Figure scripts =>
☆ ☆ ☆ ☆

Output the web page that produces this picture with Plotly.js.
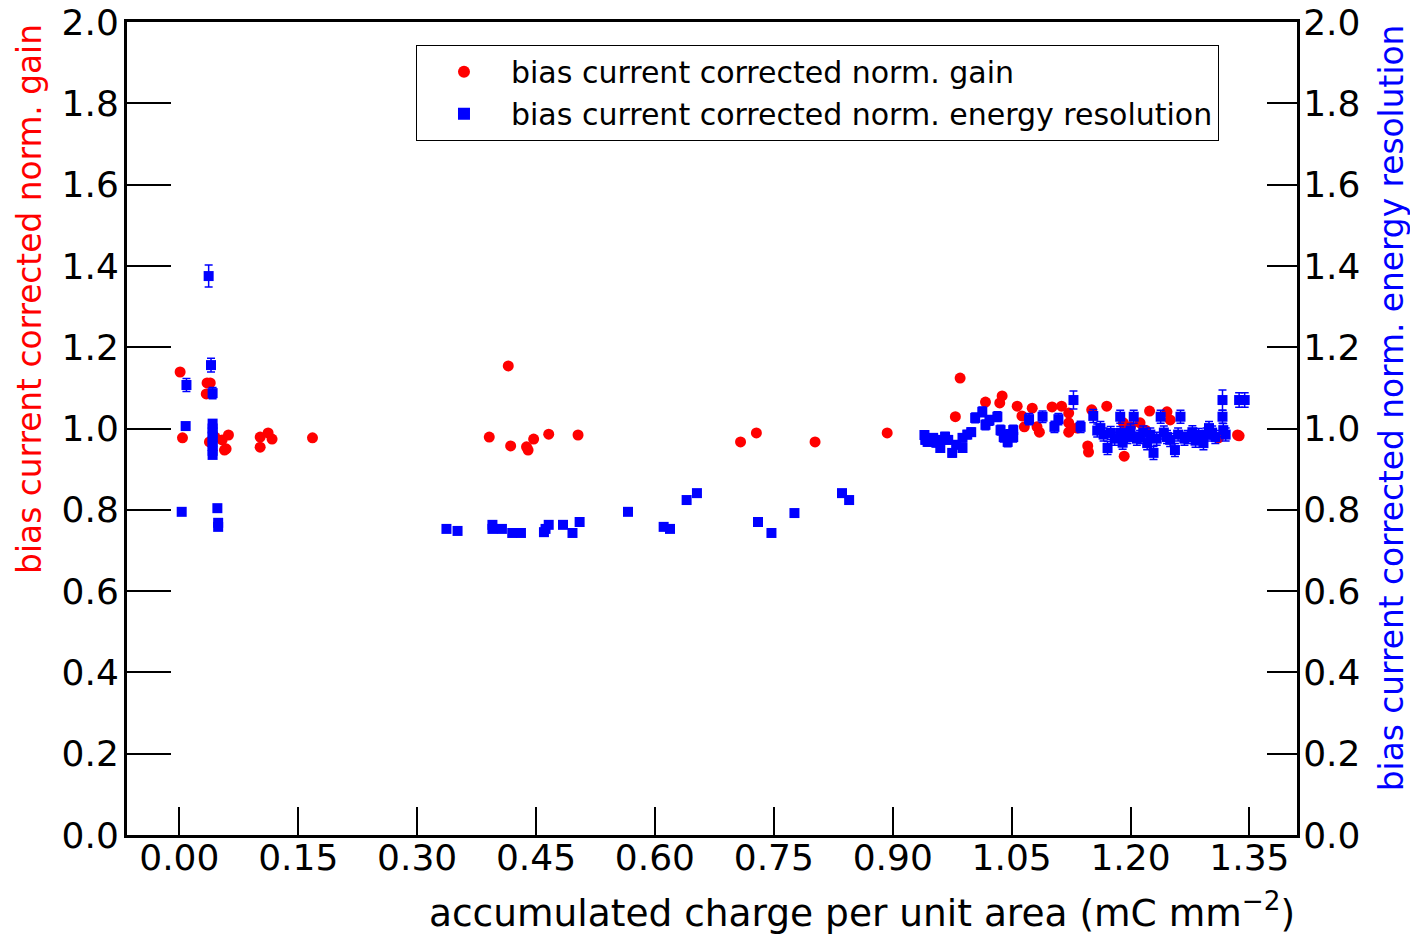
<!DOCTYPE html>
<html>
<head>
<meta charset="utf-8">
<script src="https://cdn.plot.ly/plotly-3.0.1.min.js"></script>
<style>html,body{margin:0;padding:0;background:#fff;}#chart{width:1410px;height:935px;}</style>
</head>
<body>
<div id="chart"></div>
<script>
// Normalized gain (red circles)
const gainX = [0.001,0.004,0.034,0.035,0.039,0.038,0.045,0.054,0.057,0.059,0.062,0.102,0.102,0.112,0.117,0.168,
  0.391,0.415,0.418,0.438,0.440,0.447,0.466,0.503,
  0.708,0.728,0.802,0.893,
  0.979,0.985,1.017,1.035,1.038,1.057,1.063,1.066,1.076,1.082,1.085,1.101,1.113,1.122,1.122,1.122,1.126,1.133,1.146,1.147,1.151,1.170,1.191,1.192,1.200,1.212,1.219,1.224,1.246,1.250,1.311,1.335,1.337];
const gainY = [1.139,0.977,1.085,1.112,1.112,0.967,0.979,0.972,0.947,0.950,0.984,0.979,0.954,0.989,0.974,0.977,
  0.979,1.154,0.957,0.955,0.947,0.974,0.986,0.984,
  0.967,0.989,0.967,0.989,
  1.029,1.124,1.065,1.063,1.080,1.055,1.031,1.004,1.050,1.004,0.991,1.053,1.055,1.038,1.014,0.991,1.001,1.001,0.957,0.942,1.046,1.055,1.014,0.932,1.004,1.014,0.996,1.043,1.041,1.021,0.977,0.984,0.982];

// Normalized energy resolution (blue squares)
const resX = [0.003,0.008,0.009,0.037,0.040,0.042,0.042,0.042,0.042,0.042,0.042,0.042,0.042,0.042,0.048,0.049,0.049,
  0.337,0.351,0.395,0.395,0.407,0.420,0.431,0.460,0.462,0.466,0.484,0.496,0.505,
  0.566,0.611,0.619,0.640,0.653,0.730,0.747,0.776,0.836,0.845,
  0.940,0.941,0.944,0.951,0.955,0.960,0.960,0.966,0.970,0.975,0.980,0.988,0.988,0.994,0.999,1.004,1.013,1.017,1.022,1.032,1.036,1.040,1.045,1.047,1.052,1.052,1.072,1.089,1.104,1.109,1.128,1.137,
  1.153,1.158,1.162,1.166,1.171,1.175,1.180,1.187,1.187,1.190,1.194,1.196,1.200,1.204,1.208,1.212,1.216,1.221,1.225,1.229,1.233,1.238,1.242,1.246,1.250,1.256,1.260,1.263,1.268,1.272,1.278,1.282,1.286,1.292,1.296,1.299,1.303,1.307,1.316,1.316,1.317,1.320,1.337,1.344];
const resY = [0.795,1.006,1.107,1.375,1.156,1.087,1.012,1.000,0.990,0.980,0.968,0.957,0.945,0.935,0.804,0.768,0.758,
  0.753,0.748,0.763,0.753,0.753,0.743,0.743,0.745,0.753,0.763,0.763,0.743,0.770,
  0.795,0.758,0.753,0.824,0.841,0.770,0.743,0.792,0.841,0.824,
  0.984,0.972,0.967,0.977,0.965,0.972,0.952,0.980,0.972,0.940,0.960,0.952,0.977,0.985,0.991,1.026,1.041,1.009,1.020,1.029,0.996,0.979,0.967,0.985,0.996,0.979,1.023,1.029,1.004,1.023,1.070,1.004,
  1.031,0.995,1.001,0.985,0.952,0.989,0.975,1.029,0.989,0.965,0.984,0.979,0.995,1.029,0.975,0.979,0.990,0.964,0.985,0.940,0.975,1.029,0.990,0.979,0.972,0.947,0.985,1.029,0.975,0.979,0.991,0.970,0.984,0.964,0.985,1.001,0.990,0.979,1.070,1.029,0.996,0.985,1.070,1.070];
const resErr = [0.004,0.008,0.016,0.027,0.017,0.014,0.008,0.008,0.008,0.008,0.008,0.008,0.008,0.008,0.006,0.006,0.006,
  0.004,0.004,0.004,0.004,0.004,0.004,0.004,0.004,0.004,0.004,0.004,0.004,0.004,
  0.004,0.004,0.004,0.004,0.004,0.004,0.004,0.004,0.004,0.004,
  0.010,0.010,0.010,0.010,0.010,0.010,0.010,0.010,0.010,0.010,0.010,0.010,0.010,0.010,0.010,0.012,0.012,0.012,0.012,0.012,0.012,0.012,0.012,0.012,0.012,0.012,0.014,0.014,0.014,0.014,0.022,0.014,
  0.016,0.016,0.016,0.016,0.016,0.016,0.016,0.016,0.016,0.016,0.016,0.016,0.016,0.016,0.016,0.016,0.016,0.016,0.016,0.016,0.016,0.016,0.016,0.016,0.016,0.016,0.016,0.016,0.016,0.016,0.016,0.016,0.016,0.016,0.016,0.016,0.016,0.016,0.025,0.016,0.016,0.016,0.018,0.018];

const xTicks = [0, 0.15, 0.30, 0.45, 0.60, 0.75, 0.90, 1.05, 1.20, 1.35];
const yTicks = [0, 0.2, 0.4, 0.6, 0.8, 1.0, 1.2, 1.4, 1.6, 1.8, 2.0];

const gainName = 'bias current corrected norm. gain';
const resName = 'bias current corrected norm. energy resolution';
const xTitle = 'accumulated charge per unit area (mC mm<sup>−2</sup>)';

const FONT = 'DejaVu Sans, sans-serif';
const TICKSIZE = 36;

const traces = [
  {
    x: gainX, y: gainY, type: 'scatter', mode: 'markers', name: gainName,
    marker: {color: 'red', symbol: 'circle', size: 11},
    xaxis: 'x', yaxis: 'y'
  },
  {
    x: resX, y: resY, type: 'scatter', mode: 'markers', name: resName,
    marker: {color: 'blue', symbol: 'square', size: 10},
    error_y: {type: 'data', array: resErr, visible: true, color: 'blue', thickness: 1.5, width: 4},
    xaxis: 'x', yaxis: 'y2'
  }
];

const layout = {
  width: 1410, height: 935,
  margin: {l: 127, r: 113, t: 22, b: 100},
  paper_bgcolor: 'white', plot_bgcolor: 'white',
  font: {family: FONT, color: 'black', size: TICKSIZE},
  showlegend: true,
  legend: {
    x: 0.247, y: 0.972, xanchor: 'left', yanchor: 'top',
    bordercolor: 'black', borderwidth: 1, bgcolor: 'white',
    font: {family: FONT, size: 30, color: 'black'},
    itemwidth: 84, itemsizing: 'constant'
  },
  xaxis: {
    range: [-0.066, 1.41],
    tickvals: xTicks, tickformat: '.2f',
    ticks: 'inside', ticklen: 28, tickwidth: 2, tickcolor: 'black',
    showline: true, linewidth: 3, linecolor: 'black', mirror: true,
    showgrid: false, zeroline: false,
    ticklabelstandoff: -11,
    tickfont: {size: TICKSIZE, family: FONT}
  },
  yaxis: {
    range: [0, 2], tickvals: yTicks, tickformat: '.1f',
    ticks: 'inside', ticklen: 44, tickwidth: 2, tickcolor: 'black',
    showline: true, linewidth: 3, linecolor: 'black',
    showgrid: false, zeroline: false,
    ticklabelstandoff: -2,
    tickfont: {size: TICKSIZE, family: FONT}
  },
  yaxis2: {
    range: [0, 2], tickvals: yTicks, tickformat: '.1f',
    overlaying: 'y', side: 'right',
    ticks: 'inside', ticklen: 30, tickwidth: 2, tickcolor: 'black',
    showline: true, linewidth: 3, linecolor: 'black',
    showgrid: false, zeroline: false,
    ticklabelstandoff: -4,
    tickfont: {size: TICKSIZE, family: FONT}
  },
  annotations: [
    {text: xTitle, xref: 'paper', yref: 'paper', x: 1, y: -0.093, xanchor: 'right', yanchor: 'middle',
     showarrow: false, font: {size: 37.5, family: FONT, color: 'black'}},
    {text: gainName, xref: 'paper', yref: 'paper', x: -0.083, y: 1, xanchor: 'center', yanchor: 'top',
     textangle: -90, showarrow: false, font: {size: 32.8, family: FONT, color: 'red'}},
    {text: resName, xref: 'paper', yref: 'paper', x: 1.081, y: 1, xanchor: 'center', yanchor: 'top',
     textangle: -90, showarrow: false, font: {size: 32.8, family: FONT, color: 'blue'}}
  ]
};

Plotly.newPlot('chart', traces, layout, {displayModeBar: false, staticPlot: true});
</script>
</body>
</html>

☆ ☆ ☆ ☆

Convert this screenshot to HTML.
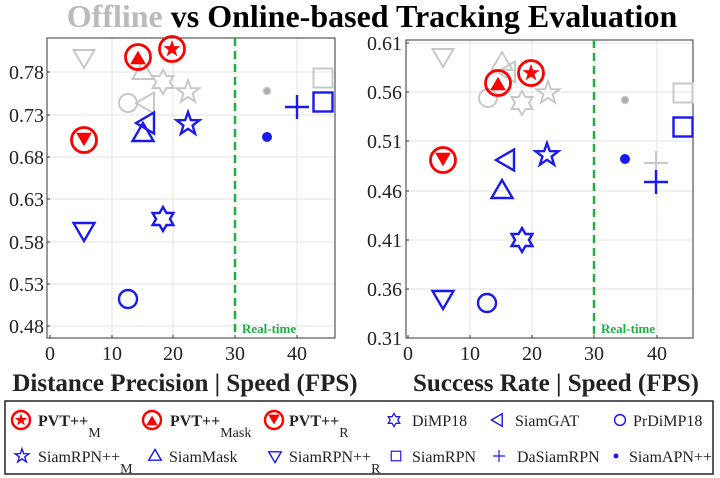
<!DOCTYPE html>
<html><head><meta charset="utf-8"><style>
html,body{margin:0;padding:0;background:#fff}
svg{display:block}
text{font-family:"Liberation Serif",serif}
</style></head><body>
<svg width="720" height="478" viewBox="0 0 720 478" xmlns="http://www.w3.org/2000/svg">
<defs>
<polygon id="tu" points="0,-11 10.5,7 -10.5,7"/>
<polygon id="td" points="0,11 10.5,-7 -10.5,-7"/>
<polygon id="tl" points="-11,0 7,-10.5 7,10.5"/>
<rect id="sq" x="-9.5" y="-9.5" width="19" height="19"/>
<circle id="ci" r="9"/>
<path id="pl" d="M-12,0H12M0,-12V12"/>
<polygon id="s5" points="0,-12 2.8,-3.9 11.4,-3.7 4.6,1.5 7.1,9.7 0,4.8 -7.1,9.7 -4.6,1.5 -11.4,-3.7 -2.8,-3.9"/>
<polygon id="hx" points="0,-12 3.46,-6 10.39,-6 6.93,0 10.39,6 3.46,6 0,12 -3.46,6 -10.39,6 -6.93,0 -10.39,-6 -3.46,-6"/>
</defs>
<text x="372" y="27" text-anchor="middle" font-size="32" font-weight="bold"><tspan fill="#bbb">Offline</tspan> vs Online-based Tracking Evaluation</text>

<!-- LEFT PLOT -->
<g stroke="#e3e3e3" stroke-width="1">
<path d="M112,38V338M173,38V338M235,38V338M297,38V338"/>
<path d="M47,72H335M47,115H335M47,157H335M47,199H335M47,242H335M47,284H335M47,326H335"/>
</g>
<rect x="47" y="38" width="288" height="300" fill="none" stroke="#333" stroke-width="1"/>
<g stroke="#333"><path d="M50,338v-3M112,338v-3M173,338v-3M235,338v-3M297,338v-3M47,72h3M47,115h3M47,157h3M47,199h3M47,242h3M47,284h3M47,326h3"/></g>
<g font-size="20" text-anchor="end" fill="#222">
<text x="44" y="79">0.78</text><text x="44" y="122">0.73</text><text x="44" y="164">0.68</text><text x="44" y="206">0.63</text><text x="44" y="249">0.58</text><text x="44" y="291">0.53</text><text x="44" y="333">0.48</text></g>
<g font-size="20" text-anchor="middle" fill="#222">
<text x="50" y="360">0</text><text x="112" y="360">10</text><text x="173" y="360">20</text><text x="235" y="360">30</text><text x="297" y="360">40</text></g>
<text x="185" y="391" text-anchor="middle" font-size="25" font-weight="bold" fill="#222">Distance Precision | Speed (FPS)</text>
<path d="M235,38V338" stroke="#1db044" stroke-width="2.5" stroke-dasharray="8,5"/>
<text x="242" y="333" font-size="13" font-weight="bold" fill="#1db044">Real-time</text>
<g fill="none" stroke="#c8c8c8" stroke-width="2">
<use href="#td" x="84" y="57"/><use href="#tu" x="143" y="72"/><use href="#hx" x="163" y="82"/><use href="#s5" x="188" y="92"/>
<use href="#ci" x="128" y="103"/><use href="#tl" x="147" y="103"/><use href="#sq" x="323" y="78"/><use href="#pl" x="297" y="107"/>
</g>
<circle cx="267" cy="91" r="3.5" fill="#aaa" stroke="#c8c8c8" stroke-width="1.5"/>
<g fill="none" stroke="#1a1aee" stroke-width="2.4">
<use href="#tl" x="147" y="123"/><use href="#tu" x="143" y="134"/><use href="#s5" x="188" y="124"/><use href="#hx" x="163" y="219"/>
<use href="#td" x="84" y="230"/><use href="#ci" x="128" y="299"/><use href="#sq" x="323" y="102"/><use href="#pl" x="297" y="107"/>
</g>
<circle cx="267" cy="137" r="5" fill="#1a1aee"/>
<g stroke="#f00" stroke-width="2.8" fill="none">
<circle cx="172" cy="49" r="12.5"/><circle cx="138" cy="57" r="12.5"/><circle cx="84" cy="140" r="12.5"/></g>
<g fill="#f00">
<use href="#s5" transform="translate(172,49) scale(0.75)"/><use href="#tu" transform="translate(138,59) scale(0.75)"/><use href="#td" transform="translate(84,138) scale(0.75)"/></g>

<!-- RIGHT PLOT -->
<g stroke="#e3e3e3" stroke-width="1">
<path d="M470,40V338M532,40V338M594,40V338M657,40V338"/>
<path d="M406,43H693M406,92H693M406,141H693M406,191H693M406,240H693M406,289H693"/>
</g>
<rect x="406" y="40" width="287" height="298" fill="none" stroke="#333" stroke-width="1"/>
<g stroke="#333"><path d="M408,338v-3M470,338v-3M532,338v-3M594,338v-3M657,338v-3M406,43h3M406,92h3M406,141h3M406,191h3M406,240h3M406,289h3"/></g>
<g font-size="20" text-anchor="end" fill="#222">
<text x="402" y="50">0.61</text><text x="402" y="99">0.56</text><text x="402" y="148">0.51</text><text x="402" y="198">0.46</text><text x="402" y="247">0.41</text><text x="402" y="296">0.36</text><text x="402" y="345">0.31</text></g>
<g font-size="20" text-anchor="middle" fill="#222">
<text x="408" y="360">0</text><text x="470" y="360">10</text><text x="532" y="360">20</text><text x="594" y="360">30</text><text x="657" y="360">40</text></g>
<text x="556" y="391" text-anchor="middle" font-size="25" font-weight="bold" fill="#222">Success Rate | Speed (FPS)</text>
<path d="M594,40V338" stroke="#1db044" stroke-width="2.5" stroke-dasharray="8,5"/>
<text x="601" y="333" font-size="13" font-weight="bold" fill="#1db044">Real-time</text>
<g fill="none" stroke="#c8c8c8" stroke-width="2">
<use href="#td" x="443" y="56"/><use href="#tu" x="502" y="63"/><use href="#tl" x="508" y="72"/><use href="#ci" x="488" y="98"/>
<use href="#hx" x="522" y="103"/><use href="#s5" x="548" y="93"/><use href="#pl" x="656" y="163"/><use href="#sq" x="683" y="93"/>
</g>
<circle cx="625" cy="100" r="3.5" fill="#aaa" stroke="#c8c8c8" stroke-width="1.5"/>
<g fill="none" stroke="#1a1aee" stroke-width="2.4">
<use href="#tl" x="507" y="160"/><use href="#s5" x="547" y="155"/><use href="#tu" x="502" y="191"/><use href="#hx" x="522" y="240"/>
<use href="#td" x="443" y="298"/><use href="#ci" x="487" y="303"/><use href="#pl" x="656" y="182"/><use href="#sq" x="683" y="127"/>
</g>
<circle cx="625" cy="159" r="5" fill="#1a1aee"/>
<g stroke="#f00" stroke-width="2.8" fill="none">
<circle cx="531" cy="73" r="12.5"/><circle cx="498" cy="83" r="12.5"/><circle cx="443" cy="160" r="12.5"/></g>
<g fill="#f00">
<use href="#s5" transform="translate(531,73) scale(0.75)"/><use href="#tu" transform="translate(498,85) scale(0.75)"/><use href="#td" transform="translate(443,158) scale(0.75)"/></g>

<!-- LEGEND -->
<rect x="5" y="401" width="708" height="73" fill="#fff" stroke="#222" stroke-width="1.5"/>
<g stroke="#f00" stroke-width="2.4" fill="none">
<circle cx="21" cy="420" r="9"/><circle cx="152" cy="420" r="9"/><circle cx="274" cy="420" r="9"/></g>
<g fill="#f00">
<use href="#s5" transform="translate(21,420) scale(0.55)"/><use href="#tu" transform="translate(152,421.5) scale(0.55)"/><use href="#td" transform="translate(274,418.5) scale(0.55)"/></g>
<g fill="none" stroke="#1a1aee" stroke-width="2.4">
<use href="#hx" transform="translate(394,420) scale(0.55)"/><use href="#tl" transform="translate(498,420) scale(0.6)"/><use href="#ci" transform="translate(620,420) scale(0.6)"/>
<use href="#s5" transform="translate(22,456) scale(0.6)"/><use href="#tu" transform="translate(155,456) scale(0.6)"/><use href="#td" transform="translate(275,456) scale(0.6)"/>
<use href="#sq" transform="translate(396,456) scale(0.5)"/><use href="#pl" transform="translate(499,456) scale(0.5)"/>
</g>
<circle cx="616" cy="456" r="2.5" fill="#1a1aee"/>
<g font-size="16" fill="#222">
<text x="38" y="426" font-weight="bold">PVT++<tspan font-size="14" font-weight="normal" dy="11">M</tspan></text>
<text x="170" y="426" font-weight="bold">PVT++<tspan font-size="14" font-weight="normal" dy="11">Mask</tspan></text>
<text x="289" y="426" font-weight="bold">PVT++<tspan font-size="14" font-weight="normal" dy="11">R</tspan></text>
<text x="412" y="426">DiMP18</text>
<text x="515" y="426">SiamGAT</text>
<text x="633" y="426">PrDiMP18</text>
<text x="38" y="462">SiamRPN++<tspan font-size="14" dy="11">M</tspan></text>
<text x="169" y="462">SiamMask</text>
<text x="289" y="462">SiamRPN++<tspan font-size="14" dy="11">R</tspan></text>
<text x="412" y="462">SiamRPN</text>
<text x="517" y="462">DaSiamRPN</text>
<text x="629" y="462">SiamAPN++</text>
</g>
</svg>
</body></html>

☆ ☆ ☆ ☆

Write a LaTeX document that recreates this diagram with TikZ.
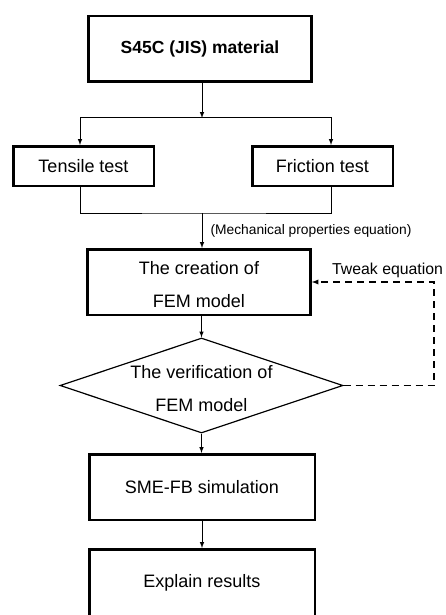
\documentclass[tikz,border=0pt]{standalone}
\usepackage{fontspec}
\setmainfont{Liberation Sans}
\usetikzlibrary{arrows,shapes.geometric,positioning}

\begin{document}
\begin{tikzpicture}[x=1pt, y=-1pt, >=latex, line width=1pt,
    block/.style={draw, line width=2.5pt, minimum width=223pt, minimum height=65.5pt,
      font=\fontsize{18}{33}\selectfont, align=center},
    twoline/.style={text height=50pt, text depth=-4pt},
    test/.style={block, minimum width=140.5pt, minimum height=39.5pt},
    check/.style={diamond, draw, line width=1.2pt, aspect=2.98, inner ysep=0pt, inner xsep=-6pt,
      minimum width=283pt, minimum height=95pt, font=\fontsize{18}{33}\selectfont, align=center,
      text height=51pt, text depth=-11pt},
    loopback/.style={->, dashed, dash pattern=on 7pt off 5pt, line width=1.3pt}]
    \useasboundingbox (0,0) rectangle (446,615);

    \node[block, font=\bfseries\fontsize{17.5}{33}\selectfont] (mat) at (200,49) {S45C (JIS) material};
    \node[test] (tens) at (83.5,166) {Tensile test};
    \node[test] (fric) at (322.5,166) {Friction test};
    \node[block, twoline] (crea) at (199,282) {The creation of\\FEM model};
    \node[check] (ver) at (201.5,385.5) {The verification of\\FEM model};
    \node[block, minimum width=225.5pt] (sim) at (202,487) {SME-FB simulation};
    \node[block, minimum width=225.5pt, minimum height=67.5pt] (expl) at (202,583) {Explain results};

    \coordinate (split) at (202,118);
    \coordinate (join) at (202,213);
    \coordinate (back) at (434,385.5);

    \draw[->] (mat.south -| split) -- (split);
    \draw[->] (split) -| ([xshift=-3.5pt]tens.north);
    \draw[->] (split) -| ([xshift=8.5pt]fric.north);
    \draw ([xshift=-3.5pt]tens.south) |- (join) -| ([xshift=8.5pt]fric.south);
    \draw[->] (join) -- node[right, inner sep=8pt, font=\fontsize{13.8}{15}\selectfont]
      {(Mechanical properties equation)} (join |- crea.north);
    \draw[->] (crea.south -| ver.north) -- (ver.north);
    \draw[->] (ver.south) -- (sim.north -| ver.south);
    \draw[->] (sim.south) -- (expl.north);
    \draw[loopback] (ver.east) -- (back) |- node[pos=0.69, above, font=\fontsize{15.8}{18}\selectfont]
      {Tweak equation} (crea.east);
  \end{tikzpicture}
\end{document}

☆ ☆ ☆ ☆

Reply with the number of lines in the data that include the string "this" and nothing else.

Output below =>
3